All locomotives were inherited by British Railways in 1948, and from 1955, several members of the class received new chimneys of the British Railways Standard Class 4 variety and replacement cylinders, which had become worn through intensive use. No major redesign of the front-end of the U1 class was required, with all the steam passages fully streamlined as a result of experience with the previous five Maunsell designs. The U1 Class members working on the Hastings route were subjected to excess flange wear because of the tight curves, a problem also experienced when used on the network west of Exeter, when the aging T9 class 4-4-0 locomotives designed by Dugald Drummond were finally withdrawn from service in the early 1960s. The locomotive crews of the area took a dislike to the U1 in preference to the smaller-wheeled N class, which performed better on the steeper gradients found in this part of the railway network. With the electrification of the Kentish main lines of the Eastern section, the amount of work that required the U1 class' route availability advantage was reduced, and the class was congregated at Stewarts Lane shed in London. The majority of the class was withdrawn from service in 1962, with the final three (including the prototype) gone by June 1963, outlasting their N1 class siblings by one year. Having been replaced by Bulleid's Light Pacifics, no members of the U1 class were preserved.

==Livery and numbering==
=== Southern===
The entire class was painted in Maunsell's lined Southern Railway Olive Green with yellow markings and "Southern" on the tender.

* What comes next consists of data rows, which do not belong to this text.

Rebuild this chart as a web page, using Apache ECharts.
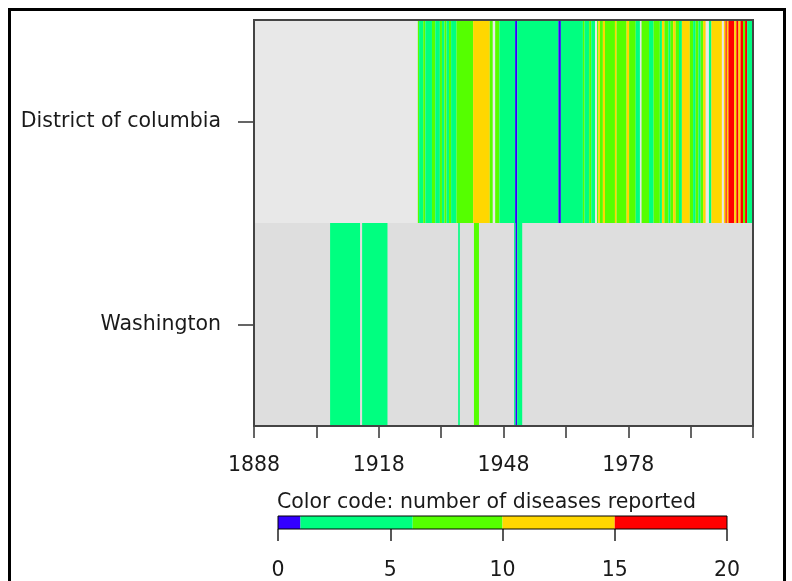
<!DOCTYPE html>
<html>
<head>
<meta charset="utf-8">
<script src="https://cdn.jsdelivr.net/npm/echarts/dist/echarts.min.js"></script>
<style>
  body { margin: 0; background: #fff; }
  #chart { width: 792px; height: 581px; }
</style>
</head>
<body>
<div id="chart"></div>
<script>
// rows, bottom to top
const rowNames = ['Washington', 'District of columbia'];
const rowMissing = ['#dedede', '#e8e8e8'];

// [from year, to year, diseases reported]
const dcSegments = [
  [1927.4, 1927.7, 7], [1927.7, 1928.7, 3], [1928.7, 1929.2, 7], [1929.2, 1930.8, 3],
  [1930.8, 1931.6, 8], [1931.6, 1932.7, 4], [1932.7, 1933.2, 7], [1933.2, 1933.8, 3],
  [1933.8, 1934.3, 8], [1934.3, 1934.9, 4], [1934.9, 1935.4, 7], [1935.4, 1936.7, 5],
  [1936.7, 1940.7, 8], [1940.7, 1944.7, 12], [1944.7, 1945.4, 7],
  [1946.0, 1947.0, 8], [1947.0, 1950.8, 4], [1950.8, 1951.3, 0], [1951.3, 1961.2, 3],
  [1961.2, 1961.8, 0], [1961.8, 1967.1, 4], [1967.1, 1967.5, 7], [1967.5, 1968.6, 5],
  [1968.6, 1969.1, 8], [1969.1, 1970.0, 5],
  [1970.5, 1970.8, 8], [1970.8, 1971.2, 11], [1971.2, 1971.9, 9], [1971.9, 1972.4, 12],
  [1972.4, 1974.8, 8], [1974.8, 1975.2, 11], [1975.2, 1977.6, 9], [1977.6, 1978.2, 12],
  [1978.2, 1979.8, 8], [1979.8, 1980.8, 5],
  [1981.2, 1983.0, 8], [1983.0, 1984.1, 4], [1984.1, 1985.6, 8], [1985.6, 1986.1, 4],
  [1986.1, 1986.7, 12], [1986.7, 1987.7, 8], [1987.7, 1988.1, 4], [1988.1, 1988.8, 8],
  [1988.8, 1989.4, 13], [1989.4, 1990.2, 8], [1990.2, 1990.9, 4], [1990.9, 1992.8, 12],
  [1992.8, 1993.6, 8], [1993.6, 1994.2, 4], [1994.2, 1994.9, 8], [1994.9, 1995.4, 4],
  [1995.4, 1996.0, 8], [1996.0, 1996.6, 12],
  [1997.4, 1998.0, 5], [1998.0, 2000.5, 13],
  [2001.0, 2001.4, 12], [2001.4, 2001.7, 17], [2001.7, 2002.1, 14], [2002.1, 2003.5, 18],
  [2003.5, 2004.0, 13], [2004.0, 2004.5, 17], [2004.5, 2005.0, 13], [2005.0, 2005.6, 17],
  [2005.6, 2006.1, 8], [2006.1, 2006.6, 17], [2006.6, 2008.0, 4]
];

const waSegments = [
  [1906.3, 1913.5, 3], [1914.0, 1920.1, 3], [1937.1, 1937.5, 2], [1940.9, 1942.1, 7],
  [1950.55, 1950.9, 2], [1950.9, 1951.3, 0], [1951.3, 1952.5, 3]
];

const yearMin = 1888;
const yearMax = 2008;

// colour code
const colorBreaks = [0, 1, 6, 10, 15, 20];
const colorList = ['#3300ff', '#00ff80', '#55ff00', '#ffd700', '#ff0000'];

function colorOf(v) {
  for (let i = 0; i < colorList.length; i++) {
    if (v < colorBreaks[i + 1]) return colorList[i];
  }
  return colorList[colorList.length - 1];
}

const segData = [];
waSegments.forEach(s => segData.push([s[0], s[1], 0, s[2]]));
dcSegments.forEach(s => segData.push([s[0], s[1], 1, s[2]]));

const bgData = rowNames.map((n, i) => [yearMin, yearMax, i]);

const legendData = colorList.map((c, i) => [colorBreaks[i], colorBreaks[i + 1], i]);

const font = 'DejaVu Sans';
const fs = 20.5;

function rowRect(api) {
  const a = api.coord([api.value(0), api.value(2)]);
  const b = api.coord([api.value(1), api.value(2)]);
  const h = api.size([0, 1])[1];
  return { x: a[0], y: a[1] - h / 2, width: b[0] - a[0], height: h };
}

const chart = echarts.init(document.getElementById('chart'));
chart.setOption({
  animation: false,
  backgroundColor: '#fff',
  title: {
    text: 'Color code: number of diseases reported',
    left: 277,
    top: 492,
    padding: 0,
    textStyle: { fontFamily: font, fontSize: fs, fontWeight: 'normal', color: '#1a1a1a' }
  },
  grid: [
    { left: 254, top: 20, width: 499, height: 406, show: true, z: 5,
      borderColor: '#444', borderWidth: 2 },
    { left: 278, top: 516, width: 449, height: 13, show: true, z: 5,
      borderColor: '#000', borderWidth: 1 }
  ],
  xAxis: [
    {
      gridIndex: 0, type: 'value', min: yearMin, max: yearMax, interval: 15,
      axisLine: { show: false },
      axisTick: { show: true, length: 12, lineStyle: { color: '#333', width: 1.5 } },
      splitLine: { show: false },
      axisLabel: {
        margin: 29, fontFamily: font, fontSize: fs, color: '#1a1a1a',
        formatter: v => ((v - yearMin) % 30 === 0 && v < yearMax) ? String(v) : ''
      }
    },
    {
      gridIndex: 1, type: 'value', min: 0, max: 20, interval: 5,
      axisLine: { show: false },
      axisTick: { show: true, length: 12, lineStyle: { color: '#222', width: 1.5 } },
      splitLine: { show: false },
      axisLabel: { margin: 31, fontFamily: font, fontSize: fs, color: '#1a1a1a' }
    }
  ],
  yAxis: [
    {
      gridIndex: 0, type: 'category', data: rowNames,
      axisLine: { show: false },
      axisTick: { show: true, length: 16, alignWithLabel: true, lineStyle: { color: '#333', width: 1.5 } },
      splitLine: { show: false },
      axisLabel: { margin: 33, fontFamily: font, fontSize: fs, color: '#1a1a1a', padding: [6, 0, 0, 0] }
    },
    { gridIndex: 1, type: 'value', min: 0, max: 1, show: false }
  ],
  series: [
    {
      type: 'custom', xAxisIndex: 0, yAxisIndex: 0, data: bgData, clip: true,
      encode: { x: [0, 1], y: 2 },
      renderItem: (params, api) => ({
        type: 'rect', shape: rowRect(api),
        style: { fill: rowMissing[api.value(2)] }
      })
    },
    {
      type: 'custom', xAxisIndex: 0, yAxisIndex: 0, data: segData, clip: true,
      encode: { x: [0, 1], y: 2 },
      renderItem: (params, api) => ({
        type: 'rect', shape: rowRect(api),
        style: { fill: colorOf(api.value(3)) }
      })
    },
    {
      type: 'custom', xAxisIndex: 1, yAxisIndex: 1, data: legendData,
      encode: { x: [0, 1] },
      renderItem: (params, api) => {
        const a = api.coord([api.value(0), 1]);
        const b = api.coord([api.value(1), 0]);
        return {
          type: 'rect',
          shape: { x: a[0], y: a[1], width: b[0] - a[0], height: b[1] - a[1] },
          style: { fill: colorList[api.value(2)] }
        };
      }
    }
  ],
  graphic: [
    {
      type: 'rect', left: 7, top: 7, z: 100, silent: true,
      shape: { width: 775, height: 600 },
      style: { fill: 'none', stroke: '#000', lineWidth: 3 }
    }
  ]
});
</script>
</body>
</html>
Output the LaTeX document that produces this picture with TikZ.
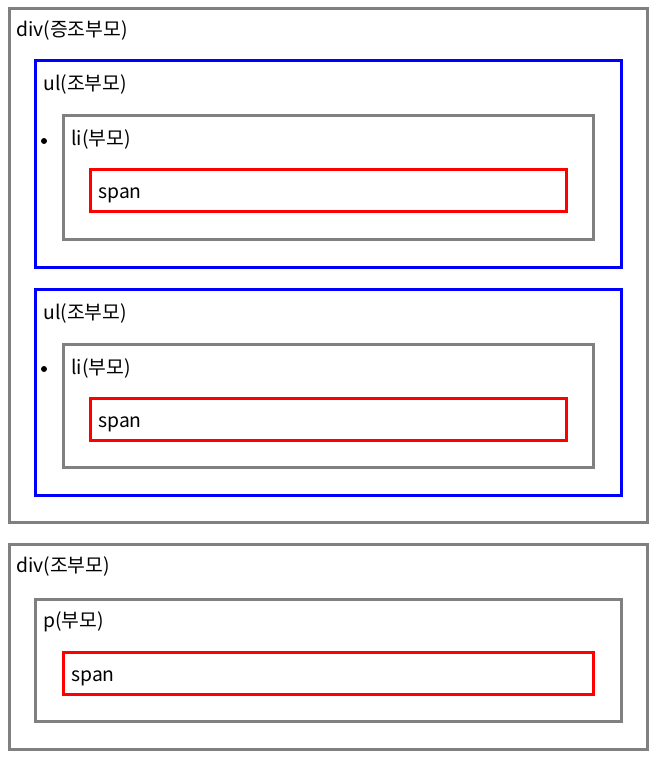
\documentclass[tikz,border=0pt]{standalone}
\usepackage{fontspec}
\setmainfont{Noto Sans CJK KR}
\tikzset{
  divbox/.style={draw=gray, line width=2.25pt},
  ulbox/.style={draw=blue, line width=2.25pt},
  libox/.style={draw=gray, line width=2.25pt},
  spanbox/.style={draw=red, line width=2.25pt},
  lbl/.style={anchor=base west, inner sep=0pt, font=\fontsize{14.5}{16}\selectfont}
}
\begin{document}
\begin{tikzpicture}[x=0.75pt, y=-0.75pt]
  \useasboundingbox (0,0) rectangle (656,759);
  % first div
  \draw[divbox] (9,9) rectangle (647,522);
  \node[lbl] (div1) at (16,37) {div(증조부모)};
  \foreach \dy/\n in {0/a,228/b} {
    \draw[ulbox] (35,61+\dy) rectangle (621,267+\dy);
    \node[lbl] (ul\n) at (43,91+\dy) {ul(조부모)};
    \fill (44,141+\dy) circle (3);
    \draw[libox] (63,116+\dy) rectangle (593,239+\dy);
    \node[lbl] (li\n) at (71,146+\dy) {li(부모)};
    \draw[spanbox] (90,170+\dy) rectangle (566,212+\dy);
    \node[lbl] (span\n) at (98,199+\dy) {span};
  }
  % second div
  \draw[divbox] (9,544) rectangle (647,749);
  \node[lbl] (div2) at (16,572) {div(조부모)};
  \draw[libox] (35,599) rectangle (621,721);
  \node[lbl] (p) at (43,627) {p(부모)};
  \draw[spanbox] (63,652) rectangle (593,694);
  \node[lbl] (spanc) at (71,681) {span};
\end{tikzpicture}
\end{document}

During the Second World War, the class was painted wartime black livery with Bulleid's "Sunshine Yellow" lettering. The U1s were initially numbered in the Southern Railway's post-grouping series from A890-A900 for the first eleven constructed. The letter "A" reflected the post-grouping practice of the Southern Railway to denote the engine's place of origin within the pre-grouping (SECR in this case) number. This helped to prevent confusion with locomotives of similar numbers that the Southern Railway acquired from other pre-grouping companies. The "A" in this case denotes Ashford works. This was changed to the series 1890-1910 during the 1930s, when the final members of the class were constructed.

===British Railways===

The class was absorbed by British Railways in 1948, and in January 1949 were given the British Railways power classification 4MT. In October 1953 this was revised to 4P3F. Livery was initially similar to the Southern Railway, though with "British Railways" on the tender, and an 'S' prefix to the Southern number. This was succeeded by the British Railways mixed-traffic lined black livery with red, cream and grey lining and the British Railways crest on the tender. The British Railways standard numbering system was used to replace the Southern Railway system, and the class was allocated the series 31890-31910.